Written task: Make an exact copy, from the records below, of the lines from the line containing "Generate a web" to the line containing "const treatments = ['CK', 'CRU', 'NE', 'OPT', 'FP'];", both lines included, excluding pictures.

--- start ---

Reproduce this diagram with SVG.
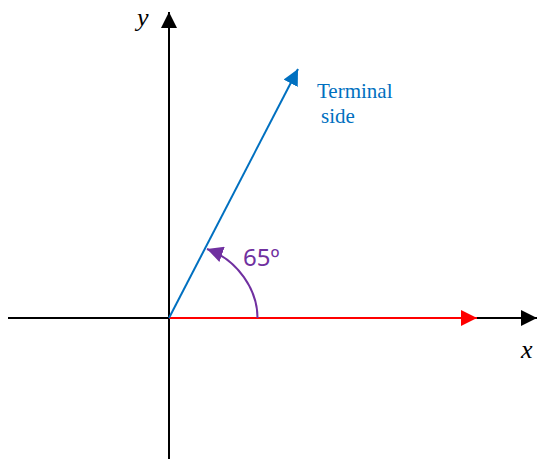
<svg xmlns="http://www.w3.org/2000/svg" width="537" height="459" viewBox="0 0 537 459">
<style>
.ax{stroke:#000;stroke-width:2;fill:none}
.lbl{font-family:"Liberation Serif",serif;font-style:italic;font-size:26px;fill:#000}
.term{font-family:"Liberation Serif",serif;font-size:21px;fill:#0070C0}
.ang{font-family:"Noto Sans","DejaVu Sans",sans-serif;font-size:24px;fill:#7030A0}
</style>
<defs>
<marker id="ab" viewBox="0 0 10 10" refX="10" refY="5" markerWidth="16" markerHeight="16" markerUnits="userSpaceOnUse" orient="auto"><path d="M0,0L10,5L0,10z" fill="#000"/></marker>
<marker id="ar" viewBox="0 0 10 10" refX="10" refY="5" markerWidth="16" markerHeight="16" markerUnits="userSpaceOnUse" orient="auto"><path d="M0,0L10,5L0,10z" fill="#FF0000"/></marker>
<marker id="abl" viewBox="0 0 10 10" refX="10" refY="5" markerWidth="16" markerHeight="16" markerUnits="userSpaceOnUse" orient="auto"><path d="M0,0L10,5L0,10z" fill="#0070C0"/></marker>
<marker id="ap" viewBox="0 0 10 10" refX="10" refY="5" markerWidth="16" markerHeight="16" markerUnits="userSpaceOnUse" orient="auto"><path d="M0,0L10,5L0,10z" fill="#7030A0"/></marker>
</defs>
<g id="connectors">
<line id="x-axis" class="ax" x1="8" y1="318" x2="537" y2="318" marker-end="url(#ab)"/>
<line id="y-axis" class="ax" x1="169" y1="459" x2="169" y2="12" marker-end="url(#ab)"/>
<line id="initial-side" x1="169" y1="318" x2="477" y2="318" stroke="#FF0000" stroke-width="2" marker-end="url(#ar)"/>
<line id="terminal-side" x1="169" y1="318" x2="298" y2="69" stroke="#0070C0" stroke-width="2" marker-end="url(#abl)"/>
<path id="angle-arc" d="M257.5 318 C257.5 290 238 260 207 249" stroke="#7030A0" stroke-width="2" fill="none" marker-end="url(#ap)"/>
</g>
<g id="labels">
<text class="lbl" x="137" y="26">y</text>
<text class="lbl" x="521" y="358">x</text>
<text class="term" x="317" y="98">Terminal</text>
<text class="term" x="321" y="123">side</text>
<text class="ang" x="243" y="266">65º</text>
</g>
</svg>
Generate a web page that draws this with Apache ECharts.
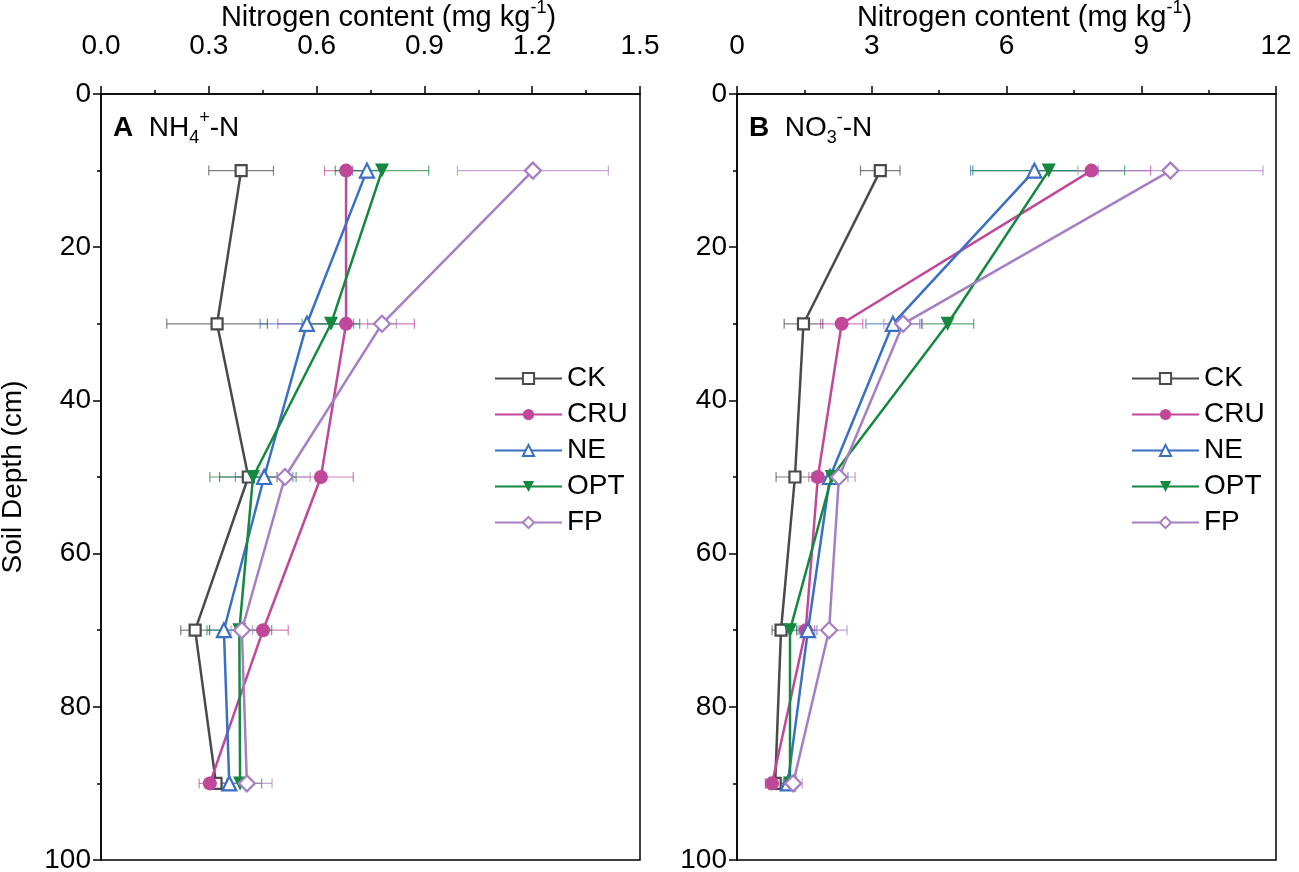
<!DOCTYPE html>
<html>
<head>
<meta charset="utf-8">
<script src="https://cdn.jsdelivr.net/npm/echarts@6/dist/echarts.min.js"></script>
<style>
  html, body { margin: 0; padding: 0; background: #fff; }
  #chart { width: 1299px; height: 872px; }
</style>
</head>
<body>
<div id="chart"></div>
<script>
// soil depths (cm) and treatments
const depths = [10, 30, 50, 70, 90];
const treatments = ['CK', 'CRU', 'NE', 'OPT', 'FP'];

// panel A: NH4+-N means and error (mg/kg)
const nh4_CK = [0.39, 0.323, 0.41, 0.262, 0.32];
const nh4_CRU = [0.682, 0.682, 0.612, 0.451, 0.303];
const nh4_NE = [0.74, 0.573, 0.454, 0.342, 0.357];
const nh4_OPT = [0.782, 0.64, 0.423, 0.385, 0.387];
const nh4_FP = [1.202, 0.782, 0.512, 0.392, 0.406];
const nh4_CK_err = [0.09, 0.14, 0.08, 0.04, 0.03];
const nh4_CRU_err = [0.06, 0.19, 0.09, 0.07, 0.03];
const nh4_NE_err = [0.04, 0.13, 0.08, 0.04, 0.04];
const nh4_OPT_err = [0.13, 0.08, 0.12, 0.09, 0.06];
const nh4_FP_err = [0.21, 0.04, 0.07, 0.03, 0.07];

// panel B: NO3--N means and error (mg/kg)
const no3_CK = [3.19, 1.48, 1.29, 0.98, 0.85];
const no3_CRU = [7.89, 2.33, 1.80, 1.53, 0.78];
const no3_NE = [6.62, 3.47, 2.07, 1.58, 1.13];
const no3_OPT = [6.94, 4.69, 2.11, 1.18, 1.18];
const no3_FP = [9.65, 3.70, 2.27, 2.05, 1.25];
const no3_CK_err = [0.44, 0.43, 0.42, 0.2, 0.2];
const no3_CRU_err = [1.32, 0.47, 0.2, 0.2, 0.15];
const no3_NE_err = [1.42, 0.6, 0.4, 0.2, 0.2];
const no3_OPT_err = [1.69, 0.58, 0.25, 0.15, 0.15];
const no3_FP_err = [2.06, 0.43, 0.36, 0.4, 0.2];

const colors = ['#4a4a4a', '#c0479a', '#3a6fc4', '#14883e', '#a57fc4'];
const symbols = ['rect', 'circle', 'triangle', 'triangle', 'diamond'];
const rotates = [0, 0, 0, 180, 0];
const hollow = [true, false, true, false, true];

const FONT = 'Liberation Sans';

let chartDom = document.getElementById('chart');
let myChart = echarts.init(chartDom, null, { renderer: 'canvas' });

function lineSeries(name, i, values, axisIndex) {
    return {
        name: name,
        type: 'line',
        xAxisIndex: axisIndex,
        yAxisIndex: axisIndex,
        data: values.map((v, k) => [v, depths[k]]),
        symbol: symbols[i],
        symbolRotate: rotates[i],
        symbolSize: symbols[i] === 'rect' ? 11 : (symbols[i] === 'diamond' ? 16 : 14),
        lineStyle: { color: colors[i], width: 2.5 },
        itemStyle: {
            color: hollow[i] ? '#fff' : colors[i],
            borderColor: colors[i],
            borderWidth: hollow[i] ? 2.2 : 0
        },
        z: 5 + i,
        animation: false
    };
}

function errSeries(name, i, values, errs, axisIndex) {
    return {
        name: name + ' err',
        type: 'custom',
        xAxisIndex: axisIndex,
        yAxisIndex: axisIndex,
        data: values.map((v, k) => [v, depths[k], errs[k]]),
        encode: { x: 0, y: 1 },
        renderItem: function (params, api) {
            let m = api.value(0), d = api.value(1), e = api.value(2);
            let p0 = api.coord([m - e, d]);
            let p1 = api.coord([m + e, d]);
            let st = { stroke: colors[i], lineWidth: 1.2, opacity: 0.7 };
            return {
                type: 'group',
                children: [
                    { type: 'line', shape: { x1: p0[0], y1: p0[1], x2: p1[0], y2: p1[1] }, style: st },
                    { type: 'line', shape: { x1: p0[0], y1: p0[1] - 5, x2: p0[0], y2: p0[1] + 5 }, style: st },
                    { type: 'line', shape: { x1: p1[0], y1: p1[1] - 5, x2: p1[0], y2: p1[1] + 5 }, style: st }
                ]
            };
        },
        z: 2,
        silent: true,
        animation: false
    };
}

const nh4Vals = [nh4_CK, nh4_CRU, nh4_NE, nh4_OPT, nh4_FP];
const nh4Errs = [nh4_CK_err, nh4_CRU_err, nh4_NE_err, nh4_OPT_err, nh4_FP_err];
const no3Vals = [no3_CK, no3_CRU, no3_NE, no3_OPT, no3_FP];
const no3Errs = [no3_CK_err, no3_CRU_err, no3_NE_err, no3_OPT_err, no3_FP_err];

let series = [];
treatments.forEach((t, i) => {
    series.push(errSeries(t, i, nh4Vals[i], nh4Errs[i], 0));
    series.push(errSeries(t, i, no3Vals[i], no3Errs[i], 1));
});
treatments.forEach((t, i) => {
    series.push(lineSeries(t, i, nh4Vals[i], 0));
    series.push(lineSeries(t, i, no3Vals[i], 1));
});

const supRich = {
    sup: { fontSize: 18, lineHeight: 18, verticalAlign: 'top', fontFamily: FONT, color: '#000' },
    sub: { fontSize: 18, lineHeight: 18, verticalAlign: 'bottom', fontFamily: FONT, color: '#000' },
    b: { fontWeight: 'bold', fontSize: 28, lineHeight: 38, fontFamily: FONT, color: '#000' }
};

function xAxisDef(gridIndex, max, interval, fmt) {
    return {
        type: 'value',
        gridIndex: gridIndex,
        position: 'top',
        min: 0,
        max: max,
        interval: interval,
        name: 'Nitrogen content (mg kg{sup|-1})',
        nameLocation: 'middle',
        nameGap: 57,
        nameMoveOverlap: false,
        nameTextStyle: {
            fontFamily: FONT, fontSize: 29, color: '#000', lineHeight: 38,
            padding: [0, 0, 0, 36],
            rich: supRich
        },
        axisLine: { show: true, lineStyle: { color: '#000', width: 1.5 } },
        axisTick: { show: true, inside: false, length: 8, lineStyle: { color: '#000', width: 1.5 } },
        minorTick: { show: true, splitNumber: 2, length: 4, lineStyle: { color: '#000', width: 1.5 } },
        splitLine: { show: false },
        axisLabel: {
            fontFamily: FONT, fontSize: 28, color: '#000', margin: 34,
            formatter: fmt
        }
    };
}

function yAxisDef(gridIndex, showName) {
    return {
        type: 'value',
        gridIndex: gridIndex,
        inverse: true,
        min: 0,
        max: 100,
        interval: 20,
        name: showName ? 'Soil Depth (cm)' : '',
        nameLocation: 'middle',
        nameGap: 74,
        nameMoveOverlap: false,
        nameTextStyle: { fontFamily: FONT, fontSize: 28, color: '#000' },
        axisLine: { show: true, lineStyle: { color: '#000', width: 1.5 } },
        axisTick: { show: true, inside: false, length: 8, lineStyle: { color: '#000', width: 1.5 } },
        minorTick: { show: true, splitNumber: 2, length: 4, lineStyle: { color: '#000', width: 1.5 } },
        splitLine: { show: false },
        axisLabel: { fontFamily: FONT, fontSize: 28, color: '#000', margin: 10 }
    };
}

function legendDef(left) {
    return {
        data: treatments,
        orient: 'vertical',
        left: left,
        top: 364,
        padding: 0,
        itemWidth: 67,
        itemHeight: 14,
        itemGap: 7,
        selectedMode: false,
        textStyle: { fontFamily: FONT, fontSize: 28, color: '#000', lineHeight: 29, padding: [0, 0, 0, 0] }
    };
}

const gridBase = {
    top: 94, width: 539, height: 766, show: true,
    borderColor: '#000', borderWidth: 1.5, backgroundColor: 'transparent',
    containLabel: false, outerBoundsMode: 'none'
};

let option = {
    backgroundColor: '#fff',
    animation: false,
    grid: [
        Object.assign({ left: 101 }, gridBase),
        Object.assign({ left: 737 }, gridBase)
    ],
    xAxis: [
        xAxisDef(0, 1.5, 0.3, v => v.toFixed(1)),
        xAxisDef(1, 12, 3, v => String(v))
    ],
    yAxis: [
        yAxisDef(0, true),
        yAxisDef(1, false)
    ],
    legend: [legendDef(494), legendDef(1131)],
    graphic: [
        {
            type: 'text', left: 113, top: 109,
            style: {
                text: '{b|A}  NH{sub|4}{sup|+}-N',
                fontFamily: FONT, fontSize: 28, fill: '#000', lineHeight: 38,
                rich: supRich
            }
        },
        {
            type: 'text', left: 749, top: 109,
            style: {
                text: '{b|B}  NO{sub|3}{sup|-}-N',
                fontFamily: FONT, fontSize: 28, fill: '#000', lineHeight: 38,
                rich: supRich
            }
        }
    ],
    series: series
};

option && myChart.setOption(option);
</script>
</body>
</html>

--- end ---

Output for this exercise:
Generate a web page that draws this with Apache ECharts.
<!DOCTYPE html>
<html>
<head>
<meta charset="utf-8">
<script src="https://cdn.jsdelivr.net/npm/echarts@6/dist/echarts.min.js"></script>
<style>
  html, body { margin: 0; padding: 0; background: #fff; }
  #chart { width: 1299px; height: 872px; }
</style>
</head>
<body>
<div id="chart"></div>
<script>
// soil depths (cm) and treatments
const depths = [10, 30, 50, 70, 90];
const treatments = ['CK', 'CRU', 'NE', 'OPT', 'FP'];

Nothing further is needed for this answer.